My money is on Kate Toomey.
Anyway, much to think about as this all unfolds in the next several weeks. As always please consider a paid subscription to allow me to keep doing this as a job.
Did you see the story in the Worcester Business Journal about what the chief diversity officers in Worcester were getting paid? It sort of tells the whole story.
Adding in the city manager, assistant city managers, and the city solicitor, those nine city employees made an average of $166,737 in 2020, about $74,000 higher than Williams’ salary that year.
Williams' annual salary increased in 2021 to $103,875, said City spokesperson Robert Burgess, although that is still lower than any of her chief colleagues made in 2020, even not accounting for raises those employees may have received. Salaries for other city employees in 2021 are not publicly available.

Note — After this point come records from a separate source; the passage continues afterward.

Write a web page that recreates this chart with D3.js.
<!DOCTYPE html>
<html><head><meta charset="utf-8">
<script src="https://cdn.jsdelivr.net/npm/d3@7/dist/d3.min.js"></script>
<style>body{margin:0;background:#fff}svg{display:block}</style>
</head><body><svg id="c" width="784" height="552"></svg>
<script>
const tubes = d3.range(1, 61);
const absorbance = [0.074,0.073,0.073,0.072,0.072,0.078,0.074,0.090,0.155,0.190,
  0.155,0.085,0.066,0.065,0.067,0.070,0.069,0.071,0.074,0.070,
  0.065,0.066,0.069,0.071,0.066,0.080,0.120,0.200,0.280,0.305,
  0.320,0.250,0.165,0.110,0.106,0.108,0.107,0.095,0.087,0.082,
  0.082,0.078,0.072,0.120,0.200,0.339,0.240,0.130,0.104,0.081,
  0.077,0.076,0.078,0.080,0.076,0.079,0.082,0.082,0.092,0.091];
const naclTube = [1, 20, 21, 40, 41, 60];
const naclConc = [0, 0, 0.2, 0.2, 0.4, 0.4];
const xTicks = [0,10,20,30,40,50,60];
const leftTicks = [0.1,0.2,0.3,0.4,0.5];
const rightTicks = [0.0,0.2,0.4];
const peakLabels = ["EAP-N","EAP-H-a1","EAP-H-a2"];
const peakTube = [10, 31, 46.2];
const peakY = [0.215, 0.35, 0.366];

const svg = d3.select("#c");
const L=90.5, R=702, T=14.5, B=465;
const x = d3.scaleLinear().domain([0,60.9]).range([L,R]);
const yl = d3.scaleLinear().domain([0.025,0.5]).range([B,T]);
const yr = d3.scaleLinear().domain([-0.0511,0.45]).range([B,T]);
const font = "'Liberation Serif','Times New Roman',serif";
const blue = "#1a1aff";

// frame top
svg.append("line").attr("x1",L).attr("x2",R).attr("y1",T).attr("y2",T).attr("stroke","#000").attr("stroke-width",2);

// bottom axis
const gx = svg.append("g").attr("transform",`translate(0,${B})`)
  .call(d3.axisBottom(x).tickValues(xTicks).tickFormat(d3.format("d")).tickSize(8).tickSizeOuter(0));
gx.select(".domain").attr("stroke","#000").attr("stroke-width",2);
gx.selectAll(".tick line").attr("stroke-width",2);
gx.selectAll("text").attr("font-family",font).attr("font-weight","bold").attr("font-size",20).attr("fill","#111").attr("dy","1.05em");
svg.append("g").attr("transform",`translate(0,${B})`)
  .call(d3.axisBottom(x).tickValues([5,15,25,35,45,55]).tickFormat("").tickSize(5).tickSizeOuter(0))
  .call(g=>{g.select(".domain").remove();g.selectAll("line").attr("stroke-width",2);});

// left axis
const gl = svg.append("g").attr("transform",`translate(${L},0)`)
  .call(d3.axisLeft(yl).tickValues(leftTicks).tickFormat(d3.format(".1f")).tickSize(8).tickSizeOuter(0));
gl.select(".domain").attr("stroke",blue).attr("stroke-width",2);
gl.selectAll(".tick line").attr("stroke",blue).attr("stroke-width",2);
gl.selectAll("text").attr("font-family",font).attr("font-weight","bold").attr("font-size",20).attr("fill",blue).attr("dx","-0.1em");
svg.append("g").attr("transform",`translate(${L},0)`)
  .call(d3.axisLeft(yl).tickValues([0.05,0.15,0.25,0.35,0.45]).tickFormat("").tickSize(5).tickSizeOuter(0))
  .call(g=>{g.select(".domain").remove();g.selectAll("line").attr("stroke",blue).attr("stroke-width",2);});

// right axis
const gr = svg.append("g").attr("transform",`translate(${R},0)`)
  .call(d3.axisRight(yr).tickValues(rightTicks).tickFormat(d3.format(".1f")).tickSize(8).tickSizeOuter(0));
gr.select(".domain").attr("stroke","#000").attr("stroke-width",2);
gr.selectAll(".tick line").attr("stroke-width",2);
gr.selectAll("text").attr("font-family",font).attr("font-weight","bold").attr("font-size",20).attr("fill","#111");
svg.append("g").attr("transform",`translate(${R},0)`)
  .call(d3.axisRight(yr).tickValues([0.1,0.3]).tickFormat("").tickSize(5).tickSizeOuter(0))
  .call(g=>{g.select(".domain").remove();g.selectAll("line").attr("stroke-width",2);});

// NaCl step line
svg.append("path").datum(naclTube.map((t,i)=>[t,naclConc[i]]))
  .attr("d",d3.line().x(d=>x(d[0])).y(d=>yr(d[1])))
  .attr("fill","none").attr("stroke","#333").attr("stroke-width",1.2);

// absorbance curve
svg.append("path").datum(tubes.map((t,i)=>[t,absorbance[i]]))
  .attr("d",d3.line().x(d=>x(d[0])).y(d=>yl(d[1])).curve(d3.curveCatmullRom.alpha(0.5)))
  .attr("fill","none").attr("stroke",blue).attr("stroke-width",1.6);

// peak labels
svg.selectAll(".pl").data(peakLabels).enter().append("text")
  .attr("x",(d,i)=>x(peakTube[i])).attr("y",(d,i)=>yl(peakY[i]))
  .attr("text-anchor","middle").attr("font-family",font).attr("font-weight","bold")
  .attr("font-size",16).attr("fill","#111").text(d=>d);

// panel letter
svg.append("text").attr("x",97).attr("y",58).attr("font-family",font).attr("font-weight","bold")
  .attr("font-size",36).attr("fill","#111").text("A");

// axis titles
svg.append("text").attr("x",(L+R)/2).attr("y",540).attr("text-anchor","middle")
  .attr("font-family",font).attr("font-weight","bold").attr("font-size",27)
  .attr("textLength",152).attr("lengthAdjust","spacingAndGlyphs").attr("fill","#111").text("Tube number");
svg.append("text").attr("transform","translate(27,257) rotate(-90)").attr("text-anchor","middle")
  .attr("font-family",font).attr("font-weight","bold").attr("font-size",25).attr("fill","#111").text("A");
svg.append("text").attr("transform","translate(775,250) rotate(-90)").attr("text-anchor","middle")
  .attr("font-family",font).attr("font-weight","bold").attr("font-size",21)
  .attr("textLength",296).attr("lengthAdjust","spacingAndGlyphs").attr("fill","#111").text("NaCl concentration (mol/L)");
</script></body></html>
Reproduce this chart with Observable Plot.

Beyond providing Williams' 2021 salary, Burgess declined to provide further comment for this article.
Although she received the lowest salary compared with her c-suite colleagues, Williams was the highest-paid chief diversity officer in Worcester’s history. Suja Chacko, who served from 2018 to 2020, made a salary of about $70,000 annually, according to data from those years. Malika Carter, who was the City’s first CDO and began her role in 2016, made an annual salary of $63,000.
Seems like consistently paying your chief diversity officer the least of anyone in your cabinet despite high turnover is pretty indicative of… an administration in need of a chief diversity officer.
Not the biggest deal in the world but this piece from Curbed Magazine from a real estate agent in Worcester was pretty funny and also sad.
The Worcester that a guy like this thinks is sexy is not the Worcester I want to live in. Give me the patently unsexy Worcester. Give me the Worcester that’s so fashion-negative it comes out years ahead of trends by accident. Give me the Worcester that’s cheap enough for weird and creative people to be weird and creative, and spare me the EZ Bake Urban Experience that a real estate agent like this makes a quick buck on.